-
Business
-

Tesco Sales Growth Slows As Wet Spring Outweighs World Cup Boost

By
Distilled Post Editorial Team

Tesco has reported a marked slowdown in UK sales growth for its first quarter, with comparable sales rising 1.8% in the three months to the end of May, well below the 4.2% recorded in the previous quarter and short of the 2.3% analysts had forecast. The retailer pointed to a poor spring, easing grocery inflation, and consumer unease over the Middle East conflict as the principal factors behind the weaker performance.

Ken Murphy, chief executive, was direct in identifying the cause. He said that the rainy weather that prevailed for a large portion of this spring had a greater impact on supermarket expenditure than any other factor, including the World Cup. Sunshine, in his assessment, prompts households to eat together more frequently, entertain and spend more. This spring offered little of it. The year-over-year comparison is unfavourable because the same time last year had a prolonged spell of mild weather.

England's opening fixture against Croatia on Wednesday produced a 40% surge in sales through Tesco's Whoosh rapid delivery service. Scotland's win over Haiti on Sunday drove even sharper increases, with Irn-Bru volumes up 50% and canned cocktails rising 185% in the hours before kick-off. Murphy welcomed the results and said strong home nation performances would give the country a lift, but he did not revise his view that football's influence on the overall market is secondary to the weather.

Comparable UK sales reached £13.4bn over the quarter. Group revenues rose 1% to £16.8bn, with online sales providing the clearest point of growth, up 8.9%. The wholesale division, Booker, went in a different direction. Sales there fell 3.2%, with revenues from independent retailers and catering businesses both declining amid difficult conditions on the high street.
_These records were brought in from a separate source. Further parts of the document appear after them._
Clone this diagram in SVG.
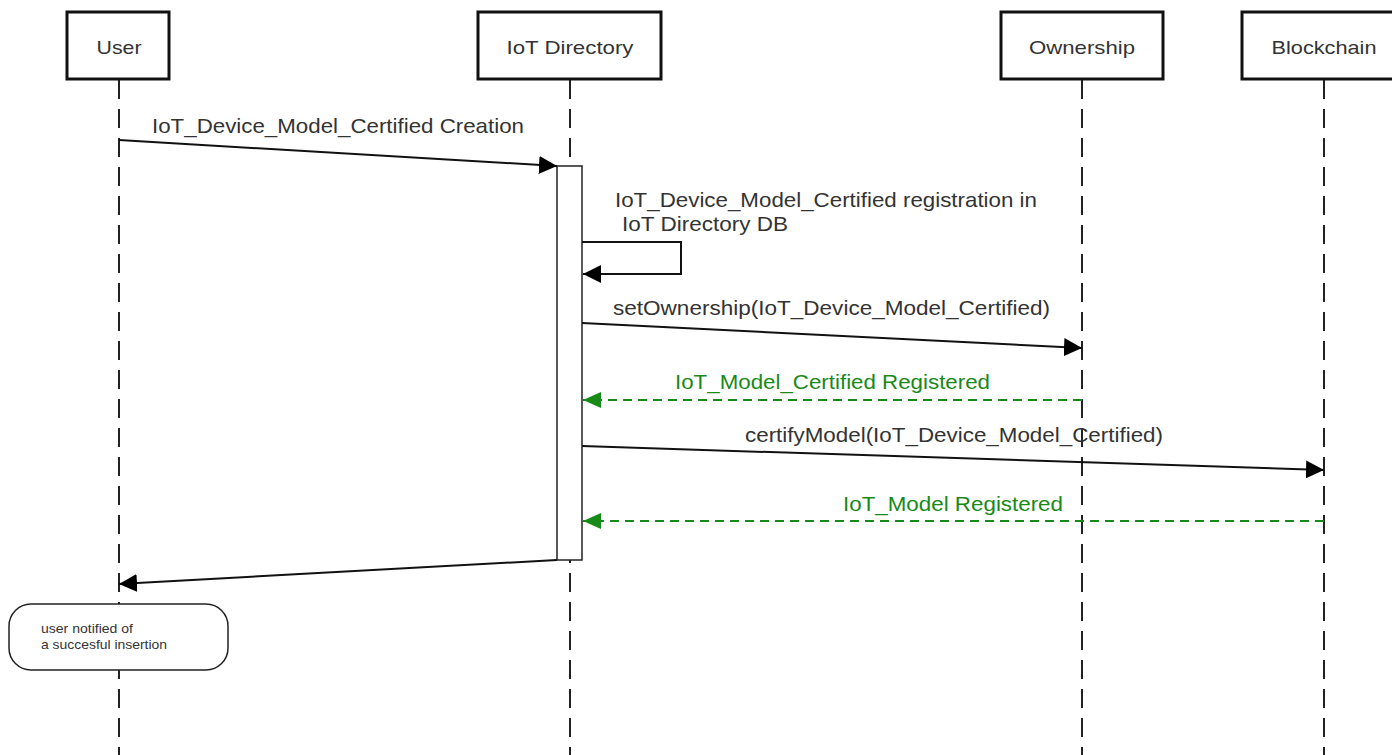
<svg xmlns="http://www.w3.org/2000/svg" width="1392" height="755" viewBox="0 0 1392 755">
<defs>
<marker id="ah" markerWidth="18" markerHeight="18" refX="18" refY="9" orient="auto" markerUnits="userSpaceOnUse"><path d="M0,0 L18,9 L0,18 Z" fill="#000"/></marker>
<marker id="ahg" markerWidth="18" markerHeight="18" refX="18" refY="9" orient="auto" markerUnits="userSpaceOnUse"><path d="M0,1 L18,9 L0,17 Z" fill="#178a17"/></marker>
</defs>
<style>
.box{fill:#fff;stroke:#111;stroke-width:3}
.hd{font-family:"Liberation Sans",Arial,sans-serif;font-size:19px;fill:#333;text-anchor:middle}
.life{stroke:#222;stroke-width:2;stroke-dasharray:19,10;fill:none}
.msg{stroke:#111;stroke-width:2;fill:none;marker-end:url(#ah)}
.ret{stroke:#178a17;stroke-width:2;stroke-dasharray:9,6;fill:none;marker-end:url(#ahg)}
.lbl{font-family:"Liberation Sans",Arial,sans-serif;font-size:21px;fill:#333}
.glbl{font-family:"Liberation Sans",Arial,sans-serif;font-size:21px;fill:#178a17}
.note{fill:#fff;stroke:#222;stroke-width:1.5}
.nt{font-family:"Liberation Sans",Arial,sans-serif;font-size:13px;fill:#333}
</style>
<rect width="1392" height="755" fill="#fff"/>
<g id="lifelines">
<line class="life" x1="119" y1="80" x2="119" y2="755"/>
<line class="life" x1="570" y1="80" x2="570" y2="755"/>
<line class="life" x1="1082" y1="80" x2="1082" y2="755"/>
<line class="life" x1="1324" y1="80" x2="1324" y2="755"/>
</g>
<g id="user"><rect class="box" x="67" y="12" width="102" height="67"/><text class="hd" x="119" y="54" textLength="45" lengthAdjust="spacingAndGlyphs">User</text></g>
<g id="iotdir"><rect class="box" x="478" y="12" width="183" height="67"/><text class="hd" x="570" y="54" textLength="127" lengthAdjust="spacingAndGlyphs">IoT Directory</text></g>
<g id="ownership"><rect class="box" x="1001" y="12" width="162" height="67"/><text class="hd" x="1082" y="54" textLength="106" lengthAdjust="spacingAndGlyphs">Ownership</text></g>
<g id="blockchain"><rect class="box" x="1242" y="12" width="166" height="67"/><text class="hd" x="1324" y="54" textLength="105" lengthAdjust="spacingAndGlyphs">Blockchain</text></g>
<g id="activation"><rect x="557" y="166" width="25" height="394" fill="#fff" stroke="#222" stroke-width="1.5"/></g>
<g id="connectors">
<line class="msg" x1="119" y1="140" x2="557" y2="166"/>
<text class="lbl" x="152" y="133" textLength="372" lengthAdjust="spacingAndGlyphs">IoT_Device_Model_Certified Creation</text>
<polyline class="msg" points="582,242 681,242 681,274 583,274"/>
<text class="lbl" x="615" y="207" textLength="422" lengthAdjust="spacingAndGlyphs">IoT_Device_Model_Certified registration in</text>
<text class="lbl" x="622" y="231" textLength="166" lengthAdjust="spacingAndGlyphs">IoT Directory DB</text>
<line class="msg" x1="582" y1="323" x2="1082" y2="348"/>
<text class="lbl" x="613" y="315" textLength="437" lengthAdjust="spacingAndGlyphs">setOwnership(IoT_Device_Model_Certified)</text>
<line class="ret" x1="1082" y1="400" x2="583" y2="400"/>
<text class="glbl" x="675" y="389" textLength="315" lengthAdjust="spacingAndGlyphs">IoT_Model_Certified Registered</text>
<line class="msg" x1="582" y1="446" x2="1324" y2="470"/>
<text class="lbl" x="745" y="442" textLength="418" lengthAdjust="spacingAndGlyphs">certifyModel(IoT_Device_Model_Certified)</text>
<line class="ret" x1="1324" y1="521" x2="583" y2="521"/>
<text class="glbl" x="843" y="511" textLength="220" lengthAdjust="spacingAndGlyphs">IoT_Model Registered</text>
<line class="msg" x1="557" y1="560" x2="119" y2="584"/>
</g>
<g id="note"><rect class="note" x="9" y="604" width="219" height="66" rx="22" ry="22"/>
<text class="nt" x="41" y="633" textLength="92" lengthAdjust="spacingAndGlyphs">user notified of</text>
<text class="nt" x="41" y="649" textLength="126" lengthAdjust="spacingAndGlyphs">a succesful insertion</text></g>
</svg>
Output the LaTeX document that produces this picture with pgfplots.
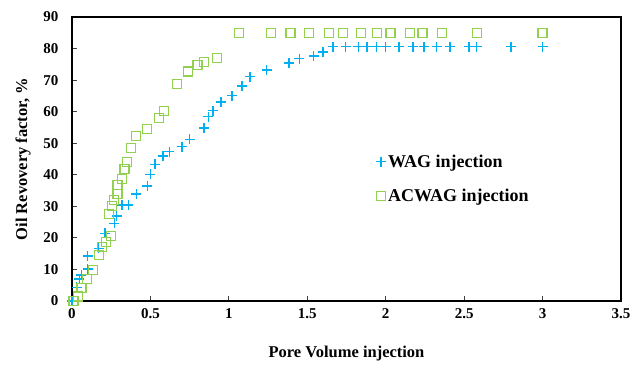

Murphy acknowledged that consumer confidence remains subdued. The ongoing conflict in the Middle East has pushed petrol prices higher and raised concerns about household energy costs later in the year. He said these pressures had not yet translated into meaningful changes in how customers shop, but the uncertainty is a feature of the current trading environment rather than background noise.

On grocery inflation, Murphy said the picture had improved. In order to protect themselves from rising energy costs, food producers acted faster than anticipated, and commodity prices for coffee and cocoa have dropped from recent highs. He does not expect inflation to reach the 9% level some industry bodies have projected. Petrol pump prices, he added, were already falling as diplomatic progress between the United States and Iran created cautious optimism around energy markets.

Tesco said it had extended its price-matching commitment against Aldi to more than 2,000 of its smaller Express stores and introduced 520 new product lines during the period. The company reaffirmed that it expects to meet full-year profit guidance, with analysts forecasting £3.25bn for the financial year. That would follow an 8.5% rise in annual profits to £2.4bn reported for the year to 28 February, when group sales grew 4.3% to £66.6bn.

Despite the guidance reaffirmation, shares fell 2.4% in early trading. Tesco holds its annual shareholder meeting later today.